Wouldn’t mind reading that hypothetical Fangs For The Mammaries XXIV though...

Wednesday, April 07, 2010

New monsters...or another tired old look in the mirror?

I caught a nice article in the Guardian about the Campaign for Real Fear short story competition. I don't know much about Maura McHugh, but I read a few of Christopher Fowler's books when I was younger, with "Disturbia" probably my favourite.

I like what they're getting at though. Where are the new monsters? Damn right, there're only so many vamps, woofs and brain-munchers you can take before you want to decapitate the lot of them and shove silver-tipped stakes through their skulls just to make sure they stay dead for a good decade or so.

I'm interested to see what comes out of this. My worry is I've heard arguments like this in horror before and all that comes out of it is a slew of "there's nothing more monstrous than us humans" stories. To be fair, there isn't. When it comes to sheer gut-wrenching nastiness, real life puts a shiv in the guts of horror fiction every time. However, just like vamps, there's only so many humans being shitty to other humans stories you can read before it starts getting tedious. Like tuning into Doctor Who only to find out you've got Eastenders (a dreadful, dreary, miserable British soap) instead.

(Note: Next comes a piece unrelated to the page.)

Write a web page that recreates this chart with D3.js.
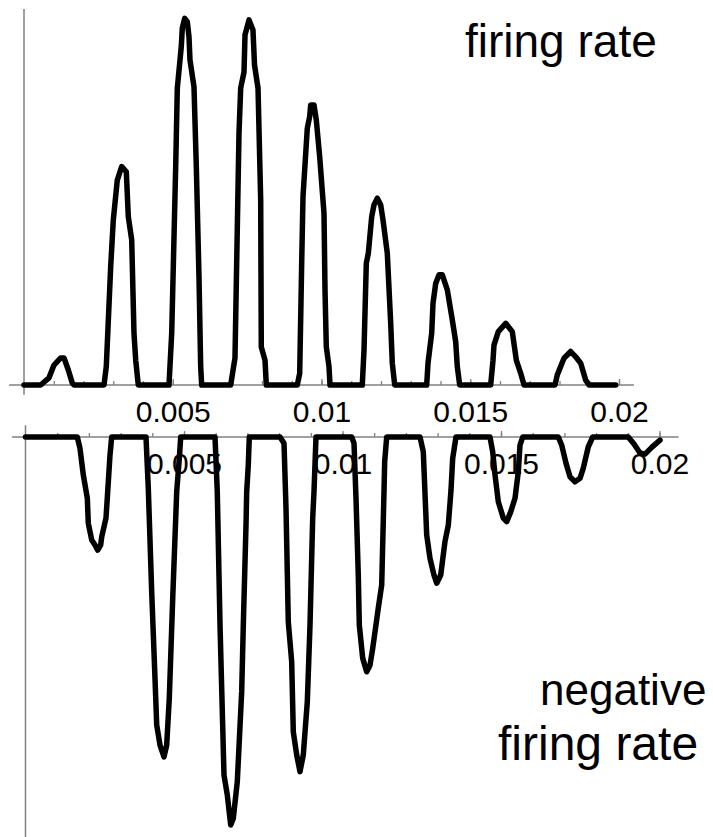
<!DOCTYPE html>
<html>
<head>
<meta charset="utf-8">
<script src="https://cdn.jsdelivr.net/npm/d3@7"></script>
<style>
  body { margin: 0; background: #fff; }
  svg { display: block; }
  .tick text { font-family: "Liberation Sans", Arial, sans-serif; font-size: 30px; fill: #000; }
  .tick line { stroke: #808080; stroke-width: 1.3px; }
  .axisline { stroke: #808080; stroke-width: 1.5px; }
  .curve { fill: none; stroke: #000; stroke-width: 5.5px; stroke-linejoin: round; stroke-linecap: round; }
  .label { font-family: "Liberation Sans", Arial, sans-serif; font-size: 46px; fill: #000; }
</style>
</head>
<body>
<svg id="chart" width="713" height="837"></svg>
<script>
// time in ms, values in arbitrary rate units
var rateT = [0, 0.561, 0.840, 1.008, 1.234, 1.345, 1.489, 1.624, 1.681,
  2.689, 2.766, 2.914, 3.002, 3.136, 3.284, 3.439, 3.506, 3.620, 3.697, 3.755, 3.842,
  4.874, 4.965, 5.099, 5.153, 5.287, 5.321, 5.402, 5.489, 5.546, 5.580, 5.714, 5.792, 5.882, 5.939, 5.973,
  6.948, 7.092, 7.227, 7.284, 7.395, 7.429, 7.563, 7.697, 7.748, 7.866, 7.956, 7.976, 8.101, 8.145,
  9.187, 9.267, 9.334, 9.378, 9.523, 9.603, 9.637, 9.748, 9.825, 9.939, 10.084, 10.118, 10.161, 10.252, 10.286,
  11.371, 11.429, 11.506, 11.573, 11.688, 11.765, 11.876, 11.990, 12.067, 12.212, 12.326, 12.380, 12.461,
  13.536, 13.580, 13.704, 13.748, 13.839, 13.950, 14.061, 14.229, 14.397, 14.511, 14.565, 14.645,
  15.687, 15.765, 15.798, 15.943, 16.192, 16.413, 16.548, 16.696, 16.807,
  17.849, 17.926, 18.151, 18.376, 18.545, 18.713, 18.881, 18.992, 19.889];
var rateV = [0, 0, 1.9, 5.3, 7.2, 7.2, 4.0, 0.5, 0,
  0, 4.9, 31.5, 43.9, 54.5, 58.1, 56.7, 44.8, 38.6, 13.8, 6.6, 0,
  0, 13.8, 58.1, 78.9, 90.0, 94.9, 97.5, 96.6, 92.6, 86.4, 79.3, 58.1, 28.8, 4.9, 0,
  0, 7.2, 67.0, 79.0, 83.2, 93.1, 97.1, 94.4, 85.1, 79.0, 49.2, 10.1, 6.6, 0,
  0, 3.1, 32.4, 50.1, 68.3, 71.4, 74.5, 74.5, 70.5, 60.7, 45.7, 25.3, 10.2, 4.9, 0,
  0, 9.3, 32.4, 35.0, 44.8, 47.9, 49.7, 47.9, 43.9, 35.0, 16.4, 5.8, 0,
  0, 5.8, 13.8, 21.7, 27.0, 29.3, 29.3, 25.3, 17.3, 11.5, 4.9, 0,
  0, 6.6, 10.6, 14.2, 16.4, 14.2, 6.6, 3.1, 0,
  0, 2.7, 7.1, 8.9, 7.5, 5.8, 1.3, 0, 0];

var negT = [0, 1.634, 1.719, 1.823, 1.950, 1.981, 2.088, 2.192, 2.278, 2.372, 2.404, 2.539, 2.580, 2.666, 2.719,
  3.801, 3.874, 3.981, 4.085, 4.139, 4.243, 4.369, 4.454, 4.536, 4.644, 4.770, 4.852, 4.896,
  5.978, 6.050, 6.136, 6.262, 6.366, 6.473, 6.555, 6.681, 6.820, 6.871, 6.956, 6.978, 7.028, 7.060,
  8.028, 8.155, 8.218, 8.290, 8.397, 8.448, 8.555, 8.659, 8.763, 8.890, 8.975, 9.060, 9.101, 9.164,
  10.290, 10.363, 10.426, 10.498, 10.530, 10.637, 10.763, 10.868, 10.953, 11.129, 11.237, 11.309, 11.331, 11.394,
  12.445, 12.549, 12.656, 12.760, 12.886, 12.972, 13.098, 13.233, 13.338, 13.423, 13.476, 13.580,
  14.653, 14.738, 14.811, 14.915, 15.073, 15.180, 15.306, 15.442, 15.546, 15.599, 15.685,
  16.808, 16.915, 17.050, 17.177, 17.334, 17.492, 17.596, 17.754, 17.893,
  19.016, 19.196, 19.385, 19.543, 19.763, 20.016];
var negV = [0, 0, -2.9, -9.7, -15.7, -22.1, -26.4, -27.7, -29.0, -27.7, -25.6, -20.8, -15.7, -4.6, 0,
  0, -13.2, -39.7, -61.9, -73.8, -79.0, -82.0, -79.0, -67.0, -41.4, -14.0, -5.5, 0,
  0, -14.0, -48.2, -86.7, -91.8, -99.5, -97.8, -88.4, -65.3, -48.2, -22.6, -14.0, -7.2, 0,
  0, -1.6, -18.3, -47.4, -57.6, -75.6, -81.5, -85.8, -81.5, -67.9, -48.2, -20.8, -14.0, 0,
  0, -1.6, -15.7, -35.4, -48.2, -56.7, -60.2, -58.5, -54.2, -43.9, -37.9, -14.0, -6.3, 0,
  0, -3.8, -25.1, -31.1, -35.4, -37.5, -35.4, -26.8, -22.6, -13.6, -5.5, 0,
  0, -3.8, -9.7, -16.6, -20.8, -21.7, -19.2, -15.7, -8.9, -2.1, 0,
  0, -2.1, -6.7, -10.2, -11.5, -10.6, -8.0, -2.5, 0,
  0, -1.8, -4.1, -4.4, -2.6, -0.8];

var majorTicks = [5, 10, 15, 20];
var tickLabels = ["0.005", "0.01", "0.015", "0.02"];
var minorTicks = d3.range(1, 21);

var svg = d3.select("#chart");

function panel(g, x, y, tAll, vAll, xExt, yExt) {
  // axes lines (Mathematica style, crossing at origin)
  g.append("line").classed("axisline", true)
    .attr("x1", x(xExt[0])).attr("x2", x(xExt[1]))
    .attr("y1", y(0)).attr("y2", y(0));
  g.append("line").classed("axisline", true)
    .attr("x1", x(0)).attr("x2", x(0))
    .attr("y1", y(yExt[0])).attr("y2", y(yExt[1]));

  g.append("g")
    .attr("transform", "translate(0," + y(0) + ")")
    .call(d3.axisBottom(x).tickValues(minorTicks).tickSize(-4).tickFormat(""))
    .call(a => a.select(".domain").remove());

  g.append("g")
    .attr("transform", "translate(0," + y(0) + ")")
    .call(d3.axisBottom(x).tickValues(majorTicks).tickSize(-6).tickPadding(16)
      .tickFormat((d, i) => tickLabels[i]))
    .call(a => a.select(".domain").remove())
    .call(a => a.selectAll("text").attr("dy", "0.71em"));

  var line = d3.line()
    .x((d, i) => x(tAll[i]))
    .y((d, i) => y(vAll[i]));

  g.append("path")
    .datum(vAll)
    .classed("curve", true)
    .attr("d", line);
}

var x1 = d3.scaleLinear().domain([0, 20]).range([24, 619]);
var y1 = d3.scaleLinear().domain([0, 100]).range([385, 9]);
panel(svg.append("g"), x1, y1, rateT, rateV, [-0.5, 20.5], [100, -2.6]);

var x2 = d3.scaleLinear().domain([0, 20]).range([25.5, 659.5]);
var y2 = d3.scaleLinear().domain([-100, 0]).range([827, 437]);
panel(svg.append("g"), x2, y2, negT, negV, [-0.43, 20.6], [3, -103]);

svg.append("text").classed("label", true)
  .attr("x", 465).attr("y", 57).text("firing rate");

svg.append("text").classed("label", true)
  .style("font-size", "44px")
  .attr("x", 540).attr("y", 705).text("negative");
svg.append("text").classed("label", true)
  .style("font-size", "48px")
  .attr("x", 498).attr("y", 760).text("firing rate");
</script>
</body>
</html>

Vampires, Werewolves and Zombies are popular for a reason. They might not possess the same shock value as stories grounded more in reality, but they do offer escapism. Personally, I think the challenge is to continue to shock an increasingly genre-savvy audience, without boring them with the same grim, mundane everyday existence they're trying to escape in the first place.

I'm biased though. I like my monsters. The weirder the better. Hopefully they'll turf up something as exotic, terrifying and downright strange as China Mieville's slake moths and insane multi-dimensional spiders.

I might give the competition a try. That 500 word limit is a real bitch though. At least it'll keep horror-head occupied, which might leave erotica-head free to write some stories where the main character gets to have sex and not get their soul ripped out, all their fluids drained or any of the other bizarre and unusual deaths I seem to subject my characters to :D

And rather predictably, the first idea I had - A "there's nothing more monstrous than us humans" story.